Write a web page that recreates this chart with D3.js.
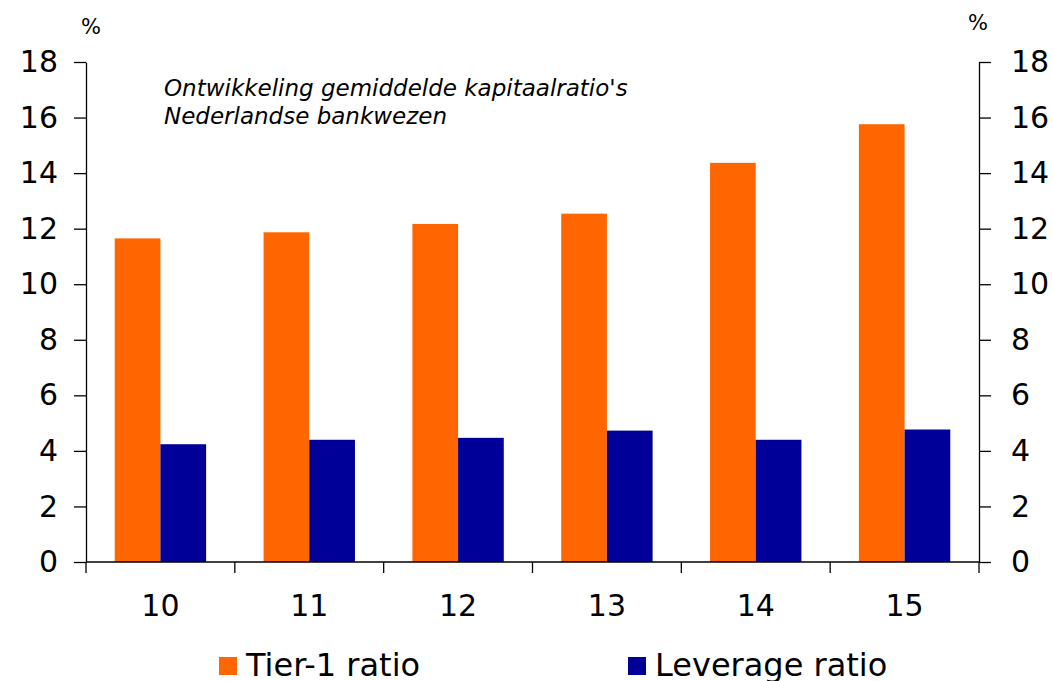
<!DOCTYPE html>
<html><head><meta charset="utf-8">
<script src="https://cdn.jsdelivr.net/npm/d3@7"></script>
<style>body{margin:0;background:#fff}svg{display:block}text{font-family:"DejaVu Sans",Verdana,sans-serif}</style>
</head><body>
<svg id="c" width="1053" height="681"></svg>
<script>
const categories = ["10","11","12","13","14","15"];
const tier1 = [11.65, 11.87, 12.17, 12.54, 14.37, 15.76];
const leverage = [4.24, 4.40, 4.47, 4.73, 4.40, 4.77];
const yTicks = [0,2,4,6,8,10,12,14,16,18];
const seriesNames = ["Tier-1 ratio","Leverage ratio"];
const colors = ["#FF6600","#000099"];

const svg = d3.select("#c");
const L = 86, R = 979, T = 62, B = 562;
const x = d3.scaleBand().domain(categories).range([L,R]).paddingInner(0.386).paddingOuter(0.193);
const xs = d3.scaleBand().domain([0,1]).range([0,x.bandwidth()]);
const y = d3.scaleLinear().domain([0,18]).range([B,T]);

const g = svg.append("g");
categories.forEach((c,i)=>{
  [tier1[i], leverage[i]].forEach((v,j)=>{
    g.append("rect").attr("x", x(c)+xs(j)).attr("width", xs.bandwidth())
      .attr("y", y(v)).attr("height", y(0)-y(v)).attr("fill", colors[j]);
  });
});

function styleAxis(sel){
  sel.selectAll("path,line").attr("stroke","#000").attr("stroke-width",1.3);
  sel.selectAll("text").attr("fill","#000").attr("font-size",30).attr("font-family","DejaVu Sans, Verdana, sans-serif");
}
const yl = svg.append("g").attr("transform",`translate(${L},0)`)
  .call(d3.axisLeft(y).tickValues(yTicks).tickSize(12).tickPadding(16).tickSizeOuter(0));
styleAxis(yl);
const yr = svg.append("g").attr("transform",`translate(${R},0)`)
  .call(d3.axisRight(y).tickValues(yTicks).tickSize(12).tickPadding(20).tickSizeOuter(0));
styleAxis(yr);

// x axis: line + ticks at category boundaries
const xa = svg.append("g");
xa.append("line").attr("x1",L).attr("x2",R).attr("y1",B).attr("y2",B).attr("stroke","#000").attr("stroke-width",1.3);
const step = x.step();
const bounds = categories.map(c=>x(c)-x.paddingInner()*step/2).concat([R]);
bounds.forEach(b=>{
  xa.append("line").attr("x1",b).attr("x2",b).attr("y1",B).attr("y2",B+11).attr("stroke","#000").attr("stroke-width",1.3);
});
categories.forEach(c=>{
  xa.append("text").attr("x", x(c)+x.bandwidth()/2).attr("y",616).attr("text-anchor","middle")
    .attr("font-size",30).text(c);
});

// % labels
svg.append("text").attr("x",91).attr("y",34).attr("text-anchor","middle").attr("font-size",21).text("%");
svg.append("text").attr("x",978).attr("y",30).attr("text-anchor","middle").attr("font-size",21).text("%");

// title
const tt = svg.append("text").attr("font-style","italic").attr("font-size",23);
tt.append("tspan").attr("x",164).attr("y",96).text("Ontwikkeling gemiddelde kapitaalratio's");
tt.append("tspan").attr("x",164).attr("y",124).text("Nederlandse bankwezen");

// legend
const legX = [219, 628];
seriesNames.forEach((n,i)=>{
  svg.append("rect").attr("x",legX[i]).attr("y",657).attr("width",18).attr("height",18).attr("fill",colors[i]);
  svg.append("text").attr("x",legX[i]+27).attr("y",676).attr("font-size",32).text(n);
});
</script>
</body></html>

+ + + +

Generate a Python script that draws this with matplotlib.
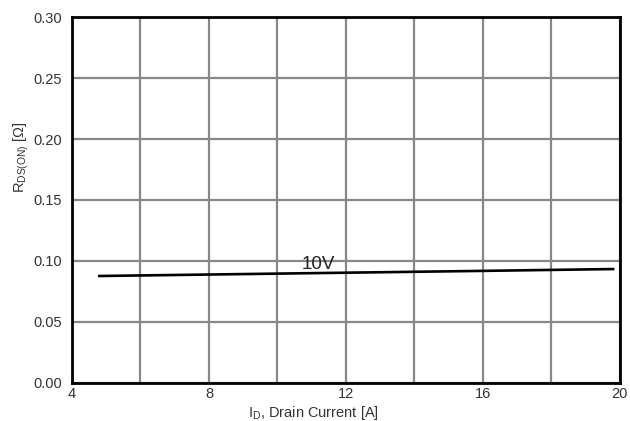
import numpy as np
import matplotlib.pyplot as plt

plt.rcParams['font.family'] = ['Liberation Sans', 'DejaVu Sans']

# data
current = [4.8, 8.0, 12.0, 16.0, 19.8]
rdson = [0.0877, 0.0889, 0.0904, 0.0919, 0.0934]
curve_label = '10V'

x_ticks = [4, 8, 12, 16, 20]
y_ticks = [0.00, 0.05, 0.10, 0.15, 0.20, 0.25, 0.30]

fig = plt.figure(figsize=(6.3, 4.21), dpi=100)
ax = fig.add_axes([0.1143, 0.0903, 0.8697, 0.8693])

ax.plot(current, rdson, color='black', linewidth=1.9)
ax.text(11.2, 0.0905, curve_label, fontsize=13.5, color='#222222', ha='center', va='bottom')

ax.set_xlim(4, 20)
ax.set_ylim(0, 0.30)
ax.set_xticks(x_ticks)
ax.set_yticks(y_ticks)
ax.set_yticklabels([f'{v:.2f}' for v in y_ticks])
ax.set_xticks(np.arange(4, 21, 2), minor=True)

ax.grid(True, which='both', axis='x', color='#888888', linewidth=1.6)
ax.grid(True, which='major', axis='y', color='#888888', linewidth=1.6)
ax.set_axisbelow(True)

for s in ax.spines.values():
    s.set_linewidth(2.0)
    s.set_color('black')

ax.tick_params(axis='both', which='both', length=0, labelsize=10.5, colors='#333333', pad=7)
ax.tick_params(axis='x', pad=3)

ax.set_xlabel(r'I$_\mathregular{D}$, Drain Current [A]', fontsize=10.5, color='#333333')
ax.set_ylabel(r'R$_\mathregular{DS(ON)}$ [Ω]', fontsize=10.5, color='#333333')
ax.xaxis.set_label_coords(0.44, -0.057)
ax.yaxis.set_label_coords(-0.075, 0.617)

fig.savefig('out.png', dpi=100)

+ + + +

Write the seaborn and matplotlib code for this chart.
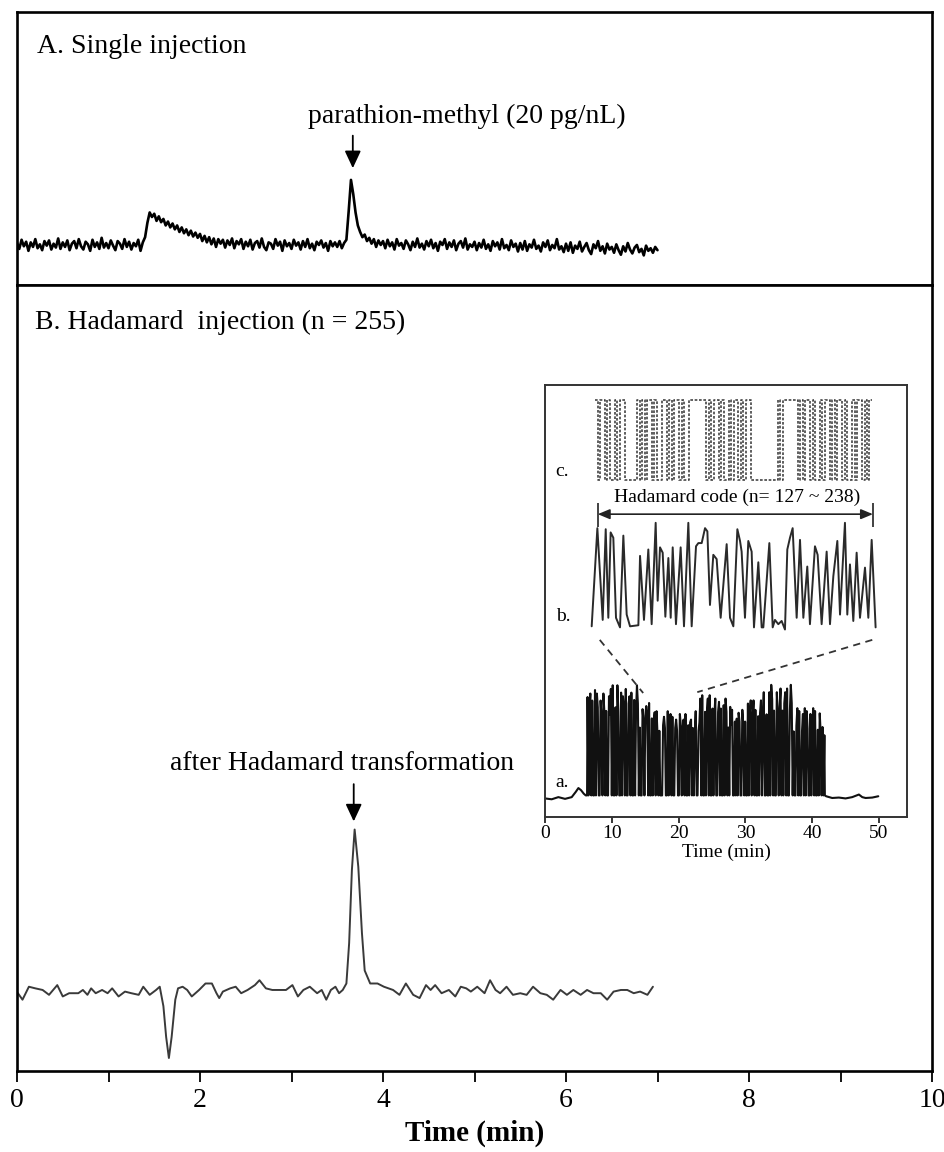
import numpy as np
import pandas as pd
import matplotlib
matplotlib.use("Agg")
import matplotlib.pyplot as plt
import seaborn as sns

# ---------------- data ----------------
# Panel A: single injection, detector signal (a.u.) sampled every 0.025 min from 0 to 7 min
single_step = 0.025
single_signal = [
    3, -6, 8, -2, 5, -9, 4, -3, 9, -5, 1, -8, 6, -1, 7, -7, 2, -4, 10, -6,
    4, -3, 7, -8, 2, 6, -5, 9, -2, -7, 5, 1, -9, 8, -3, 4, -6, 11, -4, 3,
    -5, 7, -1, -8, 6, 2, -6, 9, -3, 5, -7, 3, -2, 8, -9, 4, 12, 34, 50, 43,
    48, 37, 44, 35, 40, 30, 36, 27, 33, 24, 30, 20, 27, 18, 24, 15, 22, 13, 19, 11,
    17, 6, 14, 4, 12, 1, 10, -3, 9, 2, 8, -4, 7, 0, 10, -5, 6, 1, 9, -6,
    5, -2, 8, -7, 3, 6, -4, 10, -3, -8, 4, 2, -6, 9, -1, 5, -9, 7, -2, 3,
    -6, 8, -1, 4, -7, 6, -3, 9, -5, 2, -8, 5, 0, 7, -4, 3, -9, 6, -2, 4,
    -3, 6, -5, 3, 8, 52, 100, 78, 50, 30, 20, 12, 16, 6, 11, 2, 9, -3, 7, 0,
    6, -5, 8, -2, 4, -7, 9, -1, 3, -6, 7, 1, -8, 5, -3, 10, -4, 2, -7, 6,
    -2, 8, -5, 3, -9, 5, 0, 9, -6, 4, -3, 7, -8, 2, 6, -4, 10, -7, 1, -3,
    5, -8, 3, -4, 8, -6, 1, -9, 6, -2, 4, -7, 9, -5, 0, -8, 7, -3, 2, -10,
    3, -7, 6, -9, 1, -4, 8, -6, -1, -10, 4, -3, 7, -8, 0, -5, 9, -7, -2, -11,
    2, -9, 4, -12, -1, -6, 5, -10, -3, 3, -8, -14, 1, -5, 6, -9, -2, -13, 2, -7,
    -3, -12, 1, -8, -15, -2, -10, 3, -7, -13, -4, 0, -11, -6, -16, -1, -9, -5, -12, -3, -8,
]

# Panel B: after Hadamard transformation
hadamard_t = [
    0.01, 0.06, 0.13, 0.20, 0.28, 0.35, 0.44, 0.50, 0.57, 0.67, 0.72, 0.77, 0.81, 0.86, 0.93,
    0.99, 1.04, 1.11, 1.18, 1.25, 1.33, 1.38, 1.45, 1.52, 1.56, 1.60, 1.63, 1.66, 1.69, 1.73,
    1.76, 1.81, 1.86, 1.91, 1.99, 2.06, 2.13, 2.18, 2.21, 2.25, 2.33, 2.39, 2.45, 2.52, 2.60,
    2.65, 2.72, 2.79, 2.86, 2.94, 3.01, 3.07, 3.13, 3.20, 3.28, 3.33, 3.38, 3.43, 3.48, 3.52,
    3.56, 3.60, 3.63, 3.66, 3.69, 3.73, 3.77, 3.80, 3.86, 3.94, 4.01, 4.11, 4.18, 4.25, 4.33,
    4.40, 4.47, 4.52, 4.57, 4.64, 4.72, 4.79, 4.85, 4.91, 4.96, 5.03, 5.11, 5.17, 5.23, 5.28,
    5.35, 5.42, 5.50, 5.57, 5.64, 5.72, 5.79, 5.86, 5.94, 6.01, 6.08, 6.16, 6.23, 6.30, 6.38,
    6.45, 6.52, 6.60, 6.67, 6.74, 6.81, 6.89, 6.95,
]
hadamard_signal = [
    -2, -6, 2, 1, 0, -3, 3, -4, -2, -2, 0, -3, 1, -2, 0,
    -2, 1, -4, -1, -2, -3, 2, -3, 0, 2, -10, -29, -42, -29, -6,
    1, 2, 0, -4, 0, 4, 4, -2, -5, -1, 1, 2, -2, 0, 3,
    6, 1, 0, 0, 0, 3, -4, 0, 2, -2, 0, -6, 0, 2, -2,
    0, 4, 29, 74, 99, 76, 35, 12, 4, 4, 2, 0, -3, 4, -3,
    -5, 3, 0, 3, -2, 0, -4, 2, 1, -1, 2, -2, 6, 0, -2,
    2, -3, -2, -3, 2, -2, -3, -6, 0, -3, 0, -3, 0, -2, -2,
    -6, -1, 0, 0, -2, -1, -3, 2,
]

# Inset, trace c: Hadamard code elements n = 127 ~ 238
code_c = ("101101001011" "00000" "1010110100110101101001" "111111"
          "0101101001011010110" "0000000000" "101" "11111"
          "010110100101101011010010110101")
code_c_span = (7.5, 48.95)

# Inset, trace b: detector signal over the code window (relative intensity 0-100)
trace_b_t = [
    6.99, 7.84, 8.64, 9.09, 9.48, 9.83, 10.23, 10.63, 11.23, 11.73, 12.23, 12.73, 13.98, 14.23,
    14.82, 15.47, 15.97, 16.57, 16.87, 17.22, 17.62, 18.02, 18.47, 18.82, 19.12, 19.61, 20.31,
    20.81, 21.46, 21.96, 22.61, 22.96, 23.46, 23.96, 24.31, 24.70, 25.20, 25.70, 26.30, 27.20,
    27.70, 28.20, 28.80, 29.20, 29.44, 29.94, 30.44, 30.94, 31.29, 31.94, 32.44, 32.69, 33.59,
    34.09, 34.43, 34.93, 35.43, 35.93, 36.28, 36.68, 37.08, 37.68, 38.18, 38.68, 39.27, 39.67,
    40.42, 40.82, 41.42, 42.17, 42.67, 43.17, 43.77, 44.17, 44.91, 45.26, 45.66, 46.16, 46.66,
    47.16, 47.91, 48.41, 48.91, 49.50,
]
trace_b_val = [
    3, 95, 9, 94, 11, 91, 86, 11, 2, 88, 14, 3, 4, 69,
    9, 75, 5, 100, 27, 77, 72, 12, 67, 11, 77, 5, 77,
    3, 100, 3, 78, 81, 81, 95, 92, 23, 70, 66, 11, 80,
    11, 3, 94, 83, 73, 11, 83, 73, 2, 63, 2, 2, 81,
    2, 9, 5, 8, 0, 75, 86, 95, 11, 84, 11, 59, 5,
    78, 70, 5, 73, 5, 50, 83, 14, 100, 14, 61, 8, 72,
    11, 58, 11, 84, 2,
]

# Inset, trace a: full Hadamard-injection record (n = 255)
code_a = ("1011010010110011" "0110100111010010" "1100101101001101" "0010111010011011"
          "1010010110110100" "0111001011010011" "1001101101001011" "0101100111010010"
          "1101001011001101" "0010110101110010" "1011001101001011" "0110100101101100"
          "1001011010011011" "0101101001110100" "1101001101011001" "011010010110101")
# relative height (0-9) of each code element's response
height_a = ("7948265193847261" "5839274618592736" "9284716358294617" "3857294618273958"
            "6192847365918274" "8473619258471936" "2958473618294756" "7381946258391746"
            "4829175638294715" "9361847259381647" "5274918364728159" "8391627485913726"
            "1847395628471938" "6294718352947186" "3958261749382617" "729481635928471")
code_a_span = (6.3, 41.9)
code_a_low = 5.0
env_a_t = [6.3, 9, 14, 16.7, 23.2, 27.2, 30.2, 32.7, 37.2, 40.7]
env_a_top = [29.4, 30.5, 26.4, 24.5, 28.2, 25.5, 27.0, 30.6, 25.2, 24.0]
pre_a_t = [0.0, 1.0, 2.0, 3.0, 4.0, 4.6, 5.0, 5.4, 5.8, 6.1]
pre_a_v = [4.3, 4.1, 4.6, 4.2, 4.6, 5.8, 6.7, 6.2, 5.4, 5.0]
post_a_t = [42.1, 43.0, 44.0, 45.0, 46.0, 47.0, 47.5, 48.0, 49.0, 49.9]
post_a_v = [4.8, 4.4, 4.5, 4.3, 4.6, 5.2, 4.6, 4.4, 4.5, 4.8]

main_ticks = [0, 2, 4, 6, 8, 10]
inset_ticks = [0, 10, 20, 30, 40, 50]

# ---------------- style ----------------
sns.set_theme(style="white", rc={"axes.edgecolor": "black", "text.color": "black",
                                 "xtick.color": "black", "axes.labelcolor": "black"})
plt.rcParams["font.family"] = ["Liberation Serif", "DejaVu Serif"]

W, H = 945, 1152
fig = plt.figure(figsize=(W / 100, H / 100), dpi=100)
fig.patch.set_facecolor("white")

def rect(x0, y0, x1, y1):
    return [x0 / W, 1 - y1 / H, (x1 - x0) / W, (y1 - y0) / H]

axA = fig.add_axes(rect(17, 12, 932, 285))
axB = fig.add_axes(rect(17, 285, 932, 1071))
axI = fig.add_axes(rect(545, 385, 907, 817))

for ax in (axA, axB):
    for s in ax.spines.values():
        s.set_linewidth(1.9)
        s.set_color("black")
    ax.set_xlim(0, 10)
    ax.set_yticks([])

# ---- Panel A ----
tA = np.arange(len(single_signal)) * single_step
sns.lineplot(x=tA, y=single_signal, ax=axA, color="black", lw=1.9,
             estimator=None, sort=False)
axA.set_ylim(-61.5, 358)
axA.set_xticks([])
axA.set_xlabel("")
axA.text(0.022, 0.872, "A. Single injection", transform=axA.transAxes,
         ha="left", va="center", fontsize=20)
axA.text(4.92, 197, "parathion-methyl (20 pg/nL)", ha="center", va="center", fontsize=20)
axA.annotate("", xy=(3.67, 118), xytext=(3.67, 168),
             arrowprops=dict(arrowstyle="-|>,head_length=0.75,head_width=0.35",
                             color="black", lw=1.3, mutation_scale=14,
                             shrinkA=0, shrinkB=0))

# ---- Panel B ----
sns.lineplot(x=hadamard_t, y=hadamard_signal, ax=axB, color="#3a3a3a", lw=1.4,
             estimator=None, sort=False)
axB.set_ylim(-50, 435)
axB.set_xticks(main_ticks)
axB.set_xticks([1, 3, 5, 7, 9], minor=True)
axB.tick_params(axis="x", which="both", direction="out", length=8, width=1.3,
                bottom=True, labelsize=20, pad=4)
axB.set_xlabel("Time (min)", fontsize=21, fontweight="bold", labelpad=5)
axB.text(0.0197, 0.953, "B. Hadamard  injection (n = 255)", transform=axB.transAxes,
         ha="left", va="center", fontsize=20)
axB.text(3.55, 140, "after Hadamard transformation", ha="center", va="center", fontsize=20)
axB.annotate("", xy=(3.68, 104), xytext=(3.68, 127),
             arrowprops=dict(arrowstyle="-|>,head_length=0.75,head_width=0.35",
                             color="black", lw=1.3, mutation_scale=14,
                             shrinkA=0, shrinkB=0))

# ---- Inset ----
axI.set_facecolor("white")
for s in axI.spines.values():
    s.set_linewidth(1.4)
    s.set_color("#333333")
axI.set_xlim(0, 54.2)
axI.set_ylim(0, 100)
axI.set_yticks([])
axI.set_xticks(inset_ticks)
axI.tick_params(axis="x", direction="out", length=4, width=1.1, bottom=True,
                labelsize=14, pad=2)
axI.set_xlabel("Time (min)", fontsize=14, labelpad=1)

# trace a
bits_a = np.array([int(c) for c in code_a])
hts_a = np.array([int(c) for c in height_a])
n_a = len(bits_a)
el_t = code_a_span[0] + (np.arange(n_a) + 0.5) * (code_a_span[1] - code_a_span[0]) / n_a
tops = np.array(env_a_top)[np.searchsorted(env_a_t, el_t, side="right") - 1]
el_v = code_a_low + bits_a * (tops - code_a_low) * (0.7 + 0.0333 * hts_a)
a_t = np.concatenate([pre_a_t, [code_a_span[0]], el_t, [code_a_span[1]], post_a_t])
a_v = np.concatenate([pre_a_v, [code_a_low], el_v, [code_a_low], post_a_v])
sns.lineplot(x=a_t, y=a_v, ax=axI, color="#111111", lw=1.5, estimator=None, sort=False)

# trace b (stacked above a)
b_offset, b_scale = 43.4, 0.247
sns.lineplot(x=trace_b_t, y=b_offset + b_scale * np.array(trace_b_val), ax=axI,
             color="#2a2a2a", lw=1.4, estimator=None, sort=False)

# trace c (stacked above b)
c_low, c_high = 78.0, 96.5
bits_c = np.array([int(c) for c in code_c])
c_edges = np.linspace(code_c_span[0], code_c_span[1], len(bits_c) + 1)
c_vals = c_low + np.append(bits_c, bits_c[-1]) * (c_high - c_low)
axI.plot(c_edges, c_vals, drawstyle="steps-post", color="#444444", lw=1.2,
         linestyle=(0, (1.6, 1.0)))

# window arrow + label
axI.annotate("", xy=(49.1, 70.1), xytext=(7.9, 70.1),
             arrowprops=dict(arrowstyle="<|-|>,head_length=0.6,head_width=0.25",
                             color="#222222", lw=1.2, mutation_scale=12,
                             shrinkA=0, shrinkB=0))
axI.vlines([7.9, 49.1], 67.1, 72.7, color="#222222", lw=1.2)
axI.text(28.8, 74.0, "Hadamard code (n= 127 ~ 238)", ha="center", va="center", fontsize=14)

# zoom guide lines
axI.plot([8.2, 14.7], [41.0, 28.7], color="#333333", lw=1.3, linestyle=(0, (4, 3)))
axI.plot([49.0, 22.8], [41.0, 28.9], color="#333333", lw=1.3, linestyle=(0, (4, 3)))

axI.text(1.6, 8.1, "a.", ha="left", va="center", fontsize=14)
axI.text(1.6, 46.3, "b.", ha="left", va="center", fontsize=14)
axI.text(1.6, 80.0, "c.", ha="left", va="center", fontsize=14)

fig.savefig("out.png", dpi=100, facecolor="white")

+ + + +

TASK PROMPT
Reproduce the data above exactly, but only the lines from the one showing "Write a web" through the one showing "const y = d3.scaleLinear().domain([0,18]).range([B,T]);", with both ends kept and the pictures left out.

FINAL ANSWER
Write a web page that recreates this chart with D3.js.
<!DOCTYPE html>
<html><head><meta charset="utf-8">
<script src="https://cdn.jsdelivr.net/npm/d3@7"></script>
<style>body{margin:0;background:#fff}svg{display:block}text{font-family:"DejaVu Sans",Verdana,sans-serif}</style>
</head><body>
<svg id="c" width="1053" height="681"></svg>
<script>
const categories = ["10","11","12","13","14","15"];
const tier1 = [11.65, 11.87, 12.17, 12.54, 14.37, 15.76];
const leverage = [4.24, 4.40, 4.47, 4.73, 4.40, 4.77];
const yTicks = [0,2,4,6,8,10,12,14,16,18];
const seriesNames = ["Tier-1 ratio","Leverage ratio"];
const colors = ["#FF6600","#000099"];

const svg = d3.select("#c");
const L = 86, R = 979, T = 62, B = 562;
const x = d3.scaleBand().domain(categories).range([L,R]).paddingInner(0.386).paddingOuter(0.193);
const xs = d3.scaleBand().domain([0,1]).range([0,x.bandwidth()]);
const y = d3.scaleLinear().domain([0,18]).range([B,T]);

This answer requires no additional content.